>> start SOURCE DATA
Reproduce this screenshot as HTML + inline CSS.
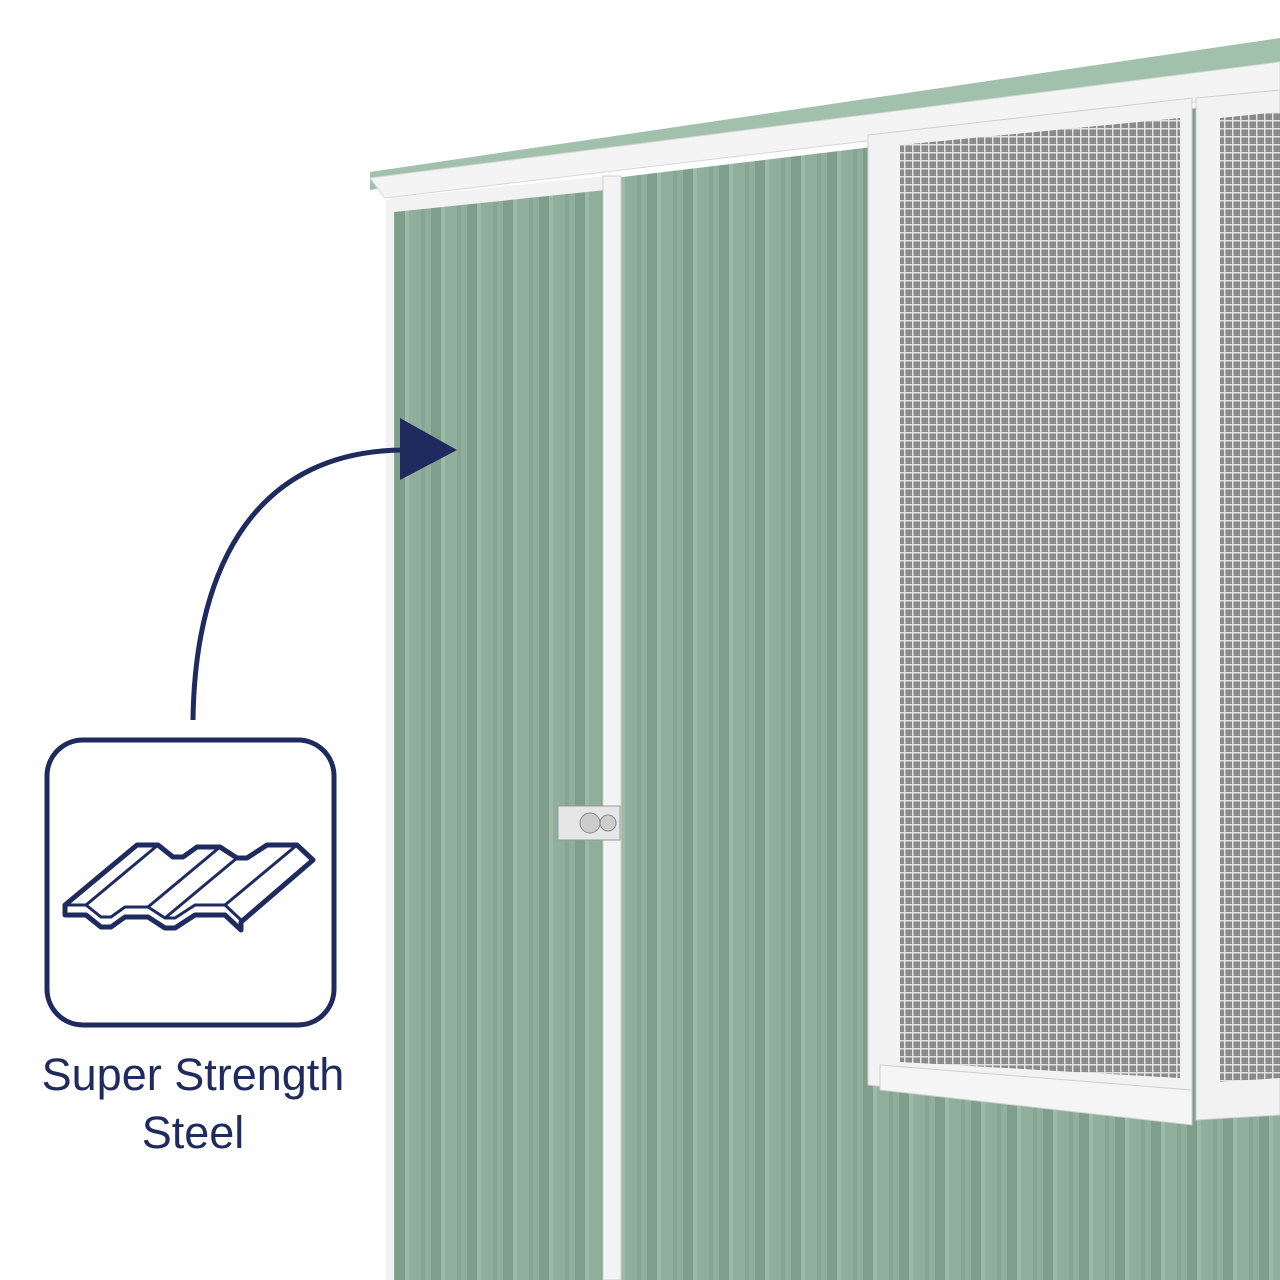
<!DOCTYPE html>
<html><head><meta charset="utf-8"><style>
html,body{margin:0;padding:0;background:#fff;}
svg{display:block;}
</style></head><body>
<svg width="1280" height="1280" viewBox="0 0 1280 1280" xmlns="http://www.w3.org/2000/svg">
<defs>
<pattern id="stripes" x="395" y="0" width="36" height="40" patternUnits="userSpaceOnUse">
<rect width="36" height="40" fill="#90ae9c"/>
<rect x="0" width="10" height="40" fill="#7f9e8b"/>
<rect x="10" width="4" height="40" fill="#9dbaa8"/>
<rect x="26" width="4" height="40" fill="#86a592"/>
</pattern>
<pattern id="mesh" x="0" y="0" width="8" height="8" patternUnits="userSpaceOnUse">
<rect width="8" height="8" fill="#8a8a8a"/>
<rect width="8" height="1.5" fill="#e2e2e2"/>
<rect width="1.5" height="8" fill="#e2e2e2"/>
</pattern>
</defs>
<rect width="1280" height="1280" fill="#fff"/>
<polygon points="370,172 1280,38 1280,62 370,190" fill="#a2c1ad"/>
<polygon points="370,178 1280,62 1280,92 385,198" fill="#f4f4f4" stroke="#d8d8d8"/>
<polygon points="390,205 1280,98 1280,1280 390,1280" fill="url(#stripes)"/>
<rect x="386" y="200" width="8" height="1080" fill="#f2f2f2"/>
<polygon points="390,198 606,176 606,190 394,212" fill="#f2f2f2"/>
<rect x="603" y="176" width="18" height="1104" fill="#f3f3f3" stroke="#cfcfcf"/>
<rect x="558" y="806" width="62" height="34" fill="#e6e6e6" stroke="#999"/>
<circle cx="590" cy="823" r="10" fill="#ccc" stroke="#888"/>
<circle cx="608" cy="823" r="8" fill="#ccc" stroke="#888"/>
<polygon points="868,135 1192,98 1192,1120 868,1085" fill="#f2f2f2" stroke="#d0d0d0"/>
<polygon points="900,145 1180,118 1180,1078 900,1062" fill="url(#mesh)"/>
<polygon points="880,1065 1192,1090 1192,1125 880,1090" fill="#f5f5f5" stroke="#cfcfcf"/>
<polygon points="1196,98 1280,90 1280,1115 1196,1120" fill="#f2f2f2" stroke="#d0d0d0"/>
<polygon points="1220,118 1280,112 1280,1078 1220,1082" fill="url(#mesh)"/>
<path d="M193,720 C195,560 260,450 405,450" fill="none" stroke="#1f2b5e" stroke-width="5"/>
<polygon points="400,418 457,450 400,480" fill="#1f2b5e"/>
<rect x="47" y="740" width="287" height="285" rx="36" fill="#fff" stroke="#1f2b5e" stroke-width="5"/>
<g fill="none" stroke="#1f2b5e" stroke-linejoin="round">
<polygon stroke-width="5" fill="#fff" points="137,845 158,845 173,857 183,857 197,847 220,847 237,858 247,858 267,845 297,845 313,860 241,922 241,930 225,915 195,915 175,928 165,928 148,917 125,917 111,927 101,927 86,915 65,915 65,905"/>
<polyline stroke-width="3" points="65,905 86,905 101,917 111,917 125,907 148,907 165,918 175,918 195,905 225,905 241,920"/>
<path stroke-width="3" d="M86,905 L158,845 M165,918 L237,858 M148,907 L220,847 M225,905 L297,845"/>
</g>
<text x="193" y="1090" font-family="Liberation Sans, sans-serif" font-size="45" fill="#1f2b5e" text-anchor="middle">Super Strength</text>
<text x="193" y="1148" font-family="Liberation Sans, sans-serif" font-size="45" fill="#1f2b5e" text-anchor="middle">Steel</text>
</svg>
</body></html>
>> end SOURCE DATA
(PROBLEM STATEMENT):
Quote the data above in full and without alteration; skip the pictures.

(ANSWER TO THIS EXERCISE):
Reproduce this screenshot as HTML + inline CSS.
<!DOCTYPE html>
<html><head><meta charset="utf-8"><style>
html,body{margin:0;padding:0;background:#fff;}
svg{display:block;}
</style></head><body>
<svg width="1280" height="1280" viewBox="0 0 1280 1280" xmlns="http://www.w3.org/2000/svg">
<defs>
<pattern id="stripes" x="395" y="0" width="36" height="40" patternUnits="userSpaceOnUse">
<rect width="36" height="40" fill="#90ae9c"/>
<rect x="0" width="10" height="40" fill="#7f9e8b"/>
<rect x="10" width="4" height="40" fill="#9dbaa8"/>
<rect x="26" width="4" height="40" fill="#86a592"/>
</pattern>
<pattern id="mesh" x="0" y="0" width="8" height="8" patternUnits="userSpaceOnUse">
<rect width="8" height="8" fill="#8a8a8a"/>
<rect width="8" height="1.5" fill="#e2e2e2"/>
<rect width="1.5" height="8" fill="#e2e2e2"/>
</pattern>
</defs>
<rect width="1280" height="1280" fill="#fff"/>
<polygon points="370,172 1280,38 1280,62 370,190" fill="#a2c1ad"/>
<polygon points="370,178 1280,62 1280,92 385,198" fill="#f4f4f4" stroke="#d8d8d8"/>
<polygon points="390,205 1280,98 1280,1280 390,1280" fill="url(#stripes)"/>
<rect x="386" y="200" width="8" height="1080" fill="#f2f2f2"/>
<polygon points="390,198 606,176 606,190 394,212" fill="#f2f2f2"/>
<rect x="603" y="176" width="18" height="1104" fill="#f3f3f3" stroke="#cfcfcf"/>
<rect x="558" y="806" width="62" height="34" fill="#e6e6e6" stroke="#999"/>
<circle cx="590" cy="823" r="10" fill="#ccc" stroke="#888"/>
<circle cx="608" cy="823" r="8" fill="#ccc" stroke="#888"/>
<polygon points="868,135 1192,98 1192,1120 868,1085" fill="#f2f2f2" stroke="#d0d0d0"/>
<polygon points="900,145 1180,118 1180,1078 900,1062" fill="url(#mesh)"/>
<polygon points="880,1065 1192,1090 1192,1125 880,1090" fill="#f5f5f5" stroke="#cfcfcf"/>
<polygon points="1196,98 1280,90 1280,1115 1196,1120" fill="#f2f2f2" stroke="#d0d0d0"/>
<polygon points="1220,118 1280,112 1280,1078 1220,1082" fill="url(#mesh)"/>
<path d="M193,720 C195,560 260,450 405,450" fill="none" stroke="#1f2b5e" stroke-width="5"/>
<polygon points="400,418 457,450 400,480" fill="#1f2b5e"/>
<rect x="47" y="740" width="287" height="285" rx="36" fill="#fff" stroke="#1f2b5e" stroke-width="5"/>
<g fill="none" stroke="#1f2b5e" stroke-linejoin="round">
<polygon stroke-width="5" fill="#fff" points="137,845 158,845 173,857 183,857 197,847 220,847 237,858 247,858 267,845 297,845 313,860 241,922 241,930 225,915 195,915 175,928 165,928 148,917 125,917 111,927 101,927 86,915 65,915 65,905"/>
<polyline stroke-width="3" points="65,905 86,905 101,917 111,917 125,907 148,907 165,918 175,918 195,905 225,905 241,920"/>
<path stroke-width="3" d="M86,905 L158,845 M165,918 L237,858 M148,907 L220,847 M225,905 L297,845"/>
</g>
<text x="193" y="1090" font-family="Liberation Sans, sans-serif" font-size="45" fill="#1f2b5e" text-anchor="middle">Super Strength</text>
<text x="193" y="1148" font-family="Liberation Sans, sans-serif" font-size="45" fill="#1f2b5e" text-anchor="middle">Steel</text>
</svg>
</body></html>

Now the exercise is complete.